По каждому из этих вопросов были представлены предложения. Я их читать не буду, потому что их очень много — до двенадцати-пятнадцати предложений по одному из пунктов. Поэтому я передаю работу нашей секции в президиум, я думаю, она как-то ляжет в основополагающий документ.

Я хочу сказать, что нужно восстановить приоритет и значение наших научных городков. Их очень много в России. Нужно их не уничтожать, а холить и лелеять. Это наше достояние, например, академгородок в Новосибирске. Все, кто там побывал, знают: он близок вам по духу. Пущино, Дубна, Протвино — нужно возрождать их достоинство и всячески их поддерживать. Может быть, в решении конференции надо обратить внимание на значимость этих городков для науки, для жизни страны.

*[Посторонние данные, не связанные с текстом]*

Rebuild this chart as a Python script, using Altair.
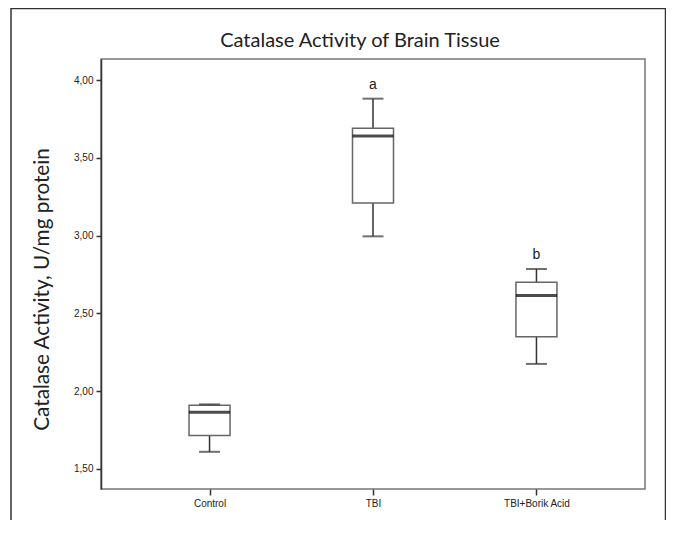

Щелкачев Александр Владимирович

По всей видимости, на следующем пленарном заседании уже будут конкретно обсуждаться предложенные решения. Но когда рассказывалось о том, что делалось в нашей секции, некоторые вещи не были четко разделены. Поэтому у меня возникли определенные поводы для беспокойства. Конечно, говорилось много интересного. Но если, как предлагалось, исследовать только протестантские корни современной науки и не обращать внимания на ее иные истоки, это будет неправильным. Или говорить только об одной тенденции в науке — магической, совершенно умалчивая о ее мистических корнях... Быть может, стремление сегодняшней науки обслуживать чисто материалистические интересы и можно символически назвать магическими корнями науки... Да, эти интересы стали преобладать, и это ведет к кризису науки. Но называть это магией представляется неточным и неправильным.

Говорилось и о том, что сейчас наука протестантская и есть какие-то смутные надежды на то, что она станет православной. Для других наука — магическая, то есть материалистическая и, опять-таки, есть смутные надежды на то, что она станет христианской. В действительности, все это совершенно не так. В науке всегда было мистическое направление, и то, что оно стало слабее, говорит о ее кризисе. Протестантизм в кризисе, а это значит, что те христианские основы, на которых развилась современная наука, сейчас может возродить, по всей видимости, только православная церковь. Отчасти, может быть, и католицизм. Не надо здесь говорить о какой-то исключительности.

И если в наш итоговый документ попадут подобные, не вполне выверенные, фразы, то с пропагандистской точки зрения это будет большой подарок врагам православия. В качестве программы исследований это очень интересно, но в рамках такого документа, как решения нашей конференции, это сразу производит иное впечатление.

Надо все время, по-моему, подчеркивать следующее. Несмотря на то, что протестанты играли в развитии науки более крупную роль, именно православное мировоззрение гораздо легче сочетать с современной наукой. Несмотря на то, что первоначально наука развивалась в странах ислама, не ислам, а христианство оказалось той религией, на основании которой могла развиться наука. Отличие православия сформировалось в эпоху Византии, когда византийские христиане были гораздо более культурны, чем католики. Протестантизм же в чисто духовном плане вообще является регрессом. Поэтому именно православие представляет собой гораздо более подходящую идеологию для того, чтобы развивать эти направления исследований. Нужно избежать таких ошибок, хотя то, что говорилось, это интересно, и развивать эти исследования можно.

И последнее. Очевидно, в силу каких-то недоразумений здесь не прозвучало предложение выступить в поддержку того, чтобы во всех высших школах развивалось преподавание теологии и чтобы эта дисциплина носила конфессиональный характер — в том смысле, что все традиционные конфессии могли бы преподавать ее по-своему. Если же какой-то крупный профессор вообразит, что он создает какую-то общую теологию... Ну, конечно, учебное заведение может предоставить ему такую возможность. Мне кажется, что, хотя решение министерством принято, такая поддержка, как от Русского собора, так и от института будет очень полезной.